Swings Both Ways is the tenth studio album by English singer-songwriter Robbie Williams. It is his second swing album after 2001's Swing When You're Winning; unlike the latter, which had one original composition, this album features an equal mix of both covers and original material. The album marked Williams' first major work with former longtime collaborator Guy Chambers since 2002's Escapology. Chambers produced the album and co-wrote most of the album's new material with Williams.

The album was released on 15 November 2013 and debuted atop the UK Albums Chart with first-week sales of 109,000 copies, becoming the UK's 1,000th number one album. It was also Williams' eleventh album to top the chart, putting him joint-second with Elvis Presley for the most UK number one albums. Internationally, the album charted strongly and charted in the top 10 in Ireland, Australia, Belgium, Italy and Sweden, in addition to reaching number one in Austria, Croatia, Germany and Switzerland.

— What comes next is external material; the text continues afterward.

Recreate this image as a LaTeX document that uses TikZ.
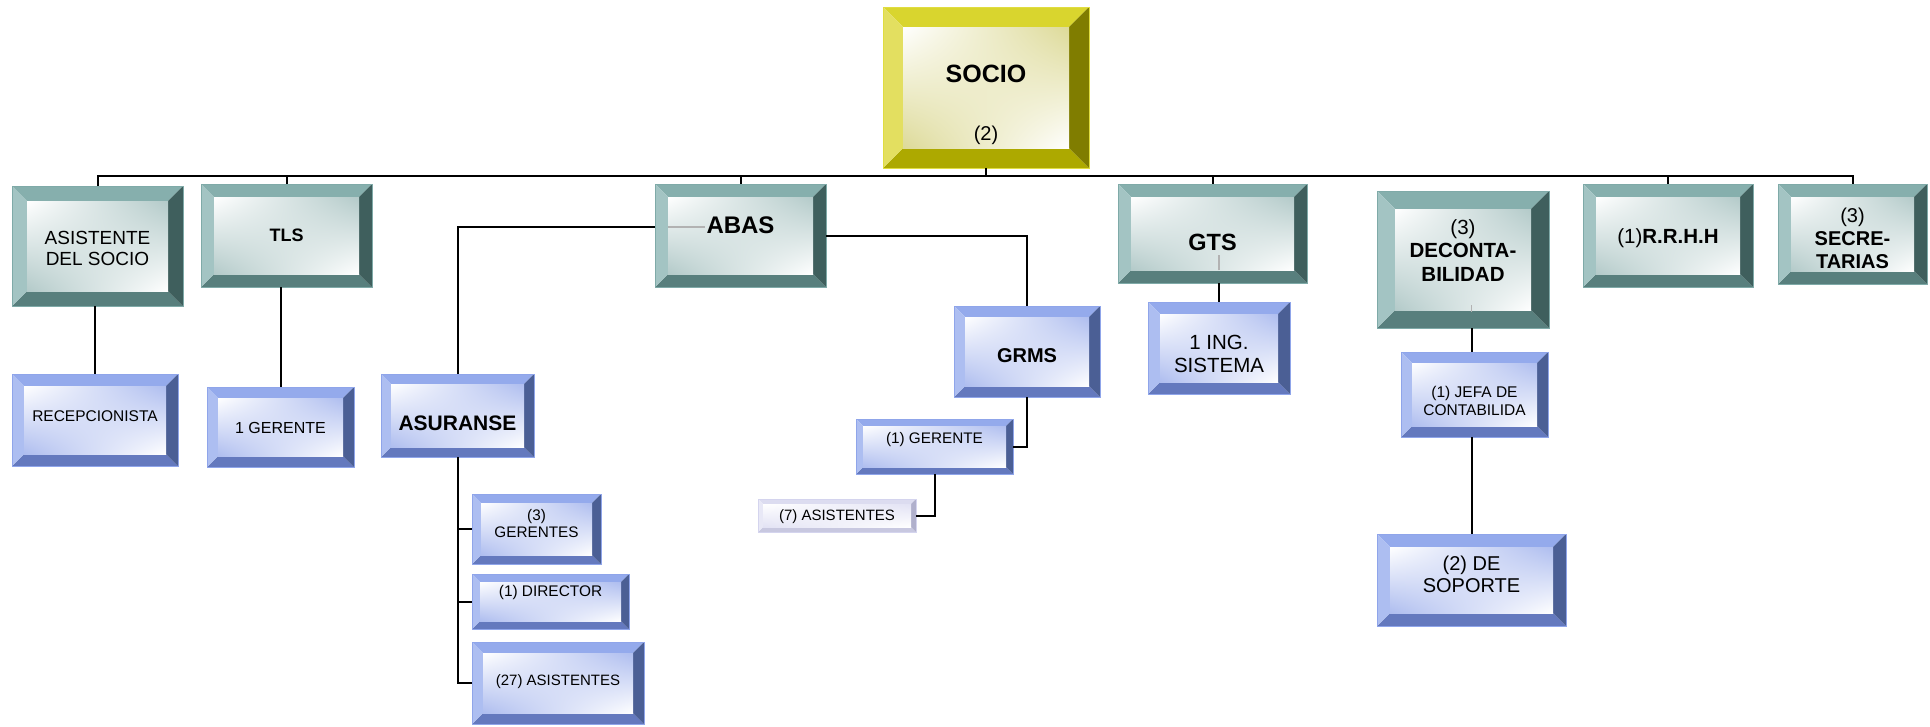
\documentclass[tikz,border=0pt]{standalone}
\usepackage{fontspec}
\setmainfont{Liberation Sans}
\usetikzlibrary{fit,shadings}
\definecolor{tealT}{HTML}{86AFAD}
\definecolor{tealL}{HTML}{A3C4C3}
\definecolor{tealB}{HTML}{587F7D}
\definecolor{tealR}{HTML}{3F5F5D}
\definecolor{tealF}{HTML}{B3CAC9}
\definecolor{tealE}{HTML}{7FAAA8}
\definecolor{blueT}{HTML}{94AAEC}
\definecolor{blueL}{HTML}{ADBEF1}
\definecolor{blueB}{HTML}{6479BE}
\definecolor{blueR}{HTML}{4B5F95}
\definecolor{blueF}{HTML}{AEBDEF}
\definecolor{blueE}{HTML}{8FA5EA}
\definecolor{yelT}{HTML}{D9D52E}
\definecolor{yelL}{HTML}{E3DF60}
\definecolor{yelB}{HTML}{ADA900}
\definecolor{yelR}{HTML}{807D00}
\definecolor{yelF}{HTML}{DDDA98}
\definecolor{yelE}{HTML}{E0DD40}
\definecolor{lavT}{HTML}{DCDCF0}
\definecolor{lavL}{HTML}{E8E8F6}
\definecolor{lavB}{HTML}{C8C8E0}
\definecolor{lavR}{HTML}{B0B0CC}
\definecolor{lavF}{HTML}{E2E2F4}
\definecolor{lavE}{HTML}{D4D4EE}
\newcommand\bevbox[7]{%
  \coordinate (#1-a) at (#2,#3);
  \coordinate (#1-b) at (#4,#5);
  \fill[#7T] (#2,#3) -- (#4,#3) -- (#4-#6,#3+#6) -- (#2+#6,#3+#6) -- cycle;
  \fill[#7B] (#2,#5) -- (#4,#5) -- (#4-#6,#5-#6) -- (#2+#6,#5-#6) -- cycle;
  \fill[#7L] (#2,#3) -- (#2+#6,#3+#6) -- (#2+#6,#5-#6) -- (#2,#5) -- cycle;
  \fill[#7R] (#4,#3) -- (#4-#6,#3+#6) -- (#4-#6,#5-#6) -- (#4,#5) -- cycle;
  \shade[upper left=white, upper right=#7F, lower left=#7F, lower right=white]
     (#2+#6,#3+#6) rectangle (#4-#6,#5-#6);
  \node[fit=(#1-a)(#1-b), inner sep=0pt, draw=#7E, line width=0.7pt] (#1) {};
}
\tikzset{
  conn/.style={draw=black, line width=2pt},
  ghost/.style={draw=black!30, line width=1.2pt},
  txt/.style={inner sep=0pt, align=center, text=black},
}
\newcommand\fs[2]{\fontsize{#1pt}{#2pt}\selectfont}
\begin{document}
\begin{tikzpicture}[x=1pt,y=-1pt]
\useasboundingbox (0,0) rectangle (1930,726);
\fill[white] (0,0) rectangle (1930,726);
% boxes
\bevbox{SOCIO}{883}{7}{1089}{168}{20}{yel}
\bevbox{ASI}{12}{186}{183}{306}{15}{teal}
\bevbox{TLS}{201}{184}{372}{287}{13}{teal}
\bevbox{RECEP}{12}{374}{178}{466}{12}{blue}
\bevbox{GA}{207}{387}{354}{467}{11}{blue}
\bevbox{ABAS}{655}{184}{826}{287}{13}{teal}
\bevbox{ASUR}{381}{374}{534}{457}{10}{blue}
\bevbox{GRMS}{954}{306}{1100}{397}{11}{blue}
\bevbox{GERB}{856}{419}{1013}{474}{7}{blue}
\bevbox{ASS}{758}{499}{916}{532}{5}{lav}
\bevbox{GTS}{1118}{184}{1307}{283}{13}{teal}
\bevbox{ING}{1148}{302}{1290}{394}{12}{blue}
\bevbox{DECON}{1377}{191}{1549}{328}{18}{teal}
\bevbox{JEFA}{1401}{352}{1548}{437}{11}{blue}
\bevbox{SOP}{1377}{534}{1566}{626}{13}{blue}
\bevbox{RRHH}{1583}{184}{1753}{287}{13}{teal}
\bevbox{SEC}{1778}{184}{1927}{284}{13}{teal}
\bevbox{GER3}{472}{494}{601}{564}{9}{blue}
\bevbox{DIR}{472}{574}{629}{629}{8}{blue}
\bevbox{AS27}{472}{642}{644}{724}{11}{blue}
% connectors
\coordinate (bar) at (0,176);
\draw[conn] (ASI.north) -- (ASI.north |- bar) -- (SEC.north |- bar) -- (SEC.north);
\draw[conn] (SOCIO.south) -- (SOCIO.south |- bar);
\draw[conn] (TLS.north |- bar) -- (TLS.north);
\draw[conn] (ABAS.north |- bar) -- (ABAS.north);
\draw[conn] (GTS.north |- bar) -- (GTS.north);
\draw[conn] (RRHH.north |- bar) -- (RRHH.north);
\draw[conn] (RECEP.north |- ASI.south) -- (RECEP.north);
\draw[conn] (GA.north |- TLS.south) -- (GA.north);
\draw[conn] ([yshift=8.5pt]ABAS.west) -| (ASUR.north);
\draw[ghost] ([xshift=13pt,yshift=8.5pt]ABAS.west) -- ++(37,0);
\draw[conn] ([yshift=-0.5pt]ABAS.east) -| (GRMS.north);
\draw[conn] (GRMS.south) |- (GERB.east);
\draw[conn] (GERB.south) |- (ASS.east);
\draw[conn] (ING.north |- GTS.south) -- (ING.north);
\draw[ghost] ([yshift=13pt]ING.north |- GTS.south) -- ++(0,-15);
\draw[conn] (SOP.north |- DECON.south) -- (SOP.north |- JEFA.north);
\draw[ghost] ([yshift=16pt]SOP.north |- DECON.south) -- ++(0,-7);
\draw[conn] (SOP.north |- JEFA.south) -- (SOP.north);
\draw[conn] (ASUR.south) |- (AS27.west);
\draw[conn] (ASUR.south |- GER3.west) -- (GER3.west);
\draw[conn] (ASUR.south |- DIR.west) -- (DIR.west);
% texts
\node[txt, font=\fs{25}{28}\bfseries] (SOCIO-t) at (986,74) {SOCIO};
\node[txt, font=\fs{20}{23}] (SOCIO-n) at (986,135) {(2)};
\node[txt, font=\fs{19}{21}] (ASI-t) at (97.5,248) {ASISTENTE\\DEL SOCIO};
\node[txt, font=\fs{18}{21}\bfseries] (TLS-t) at (286.5,235) {TLS};
\node[txt, font=\fs{15.5}{18}] (RECEP-t) at (95,416) {RECEPCIONISTA};
\node[txt, font=\fs{16}{18}] (GA-t) at (280.5,428) {1 GERENTE};
\node[txt, font=\fs{24}{27}\bfseries] (ABAS-t) at (740.5,225) {ABAS};
\node[txt, font=\fs{21}{24}\bfseries] (ASUR-t) at (457.5,423) {ASURANSE};
\node[txt, font=\fs{20}{23}\bfseries] (GRMS-t) at (1027,356) {GRMS};
\node[txt, font=\fs{15.3}{18}] (GERB-t) at (934.5,440) {(1) GERENTE};
\node[txt, font=\fs{15}{18}] (ASS-t) at (837,517) {(7) ASISTENTES};
\node[txt, font=\fs{23.5}{26}\bfseries] (GTS-t) at (1212.5,242) {GTS};
\node[txt, font=\fs{20.5}{23}] (ING-t) at (1219,353.5) {1 ING.\\SISTEMA};
\node[txt, font=\fs{20.5}{23.5}] (DECON-t) at (1463,250.5) {(3)\\\textbf{DECONTA-}\\\textbf{BILIDAD}};
\node[txt, font=\fs{15.5}{18}] (JEFA-t) at (1474.5,401) {(1) JEFA DE\\CONTABILIDA};
\node[txt, font=\fs{20}{21.5}] (SOP-t) at (1471.5,574.5) {(2) DE\\SOPORTE};
\node[txt, font=\fs{20.5}{23}] (RRHH-t) at (1668,238) {(1)\textbf{R.R.H.H}};
\node[txt, font=\fs{20}{23}] (SEC-t) at (1852.5,238) {(3)\\\textbf{SECRE-}\\\textbf{TARIAS}};
\node[txt, font=\fs{15.3}{17}] (GER3-t) at (536.5,523.5) {(3)\\GERENTES};
\node[txt, font=\fs{15.4}{18}] (DIR-t) at (550.5,593) {(1) DIRECTOR};
\node[txt, font=\fs{15}{18}] (AS27-t) at (558,682) {(27) ASISTENTES};
\end{tikzpicture}
\end{document}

As of June 2014, the album has sold over 1.6 million copies worldwide.  According to the International Federation of the Phonographic Industry (IFPI), Swings Both Ways was the 18th global best-selling album of 2013.

Background
Swings Both Ways was announced by Williams in September 2013. It was released in the UK by Island Records on 18 November 2013. The album features cover versions of well known songs, as well as six new tracks written by Williams and Guy Chambers, who also produced the album. Swings Both Ways also features duets between Williams and Lily Allen, Michael Bublé, Kelly Clarkson, Olly Murs, and Rufus Wainwright, on both classic and new material.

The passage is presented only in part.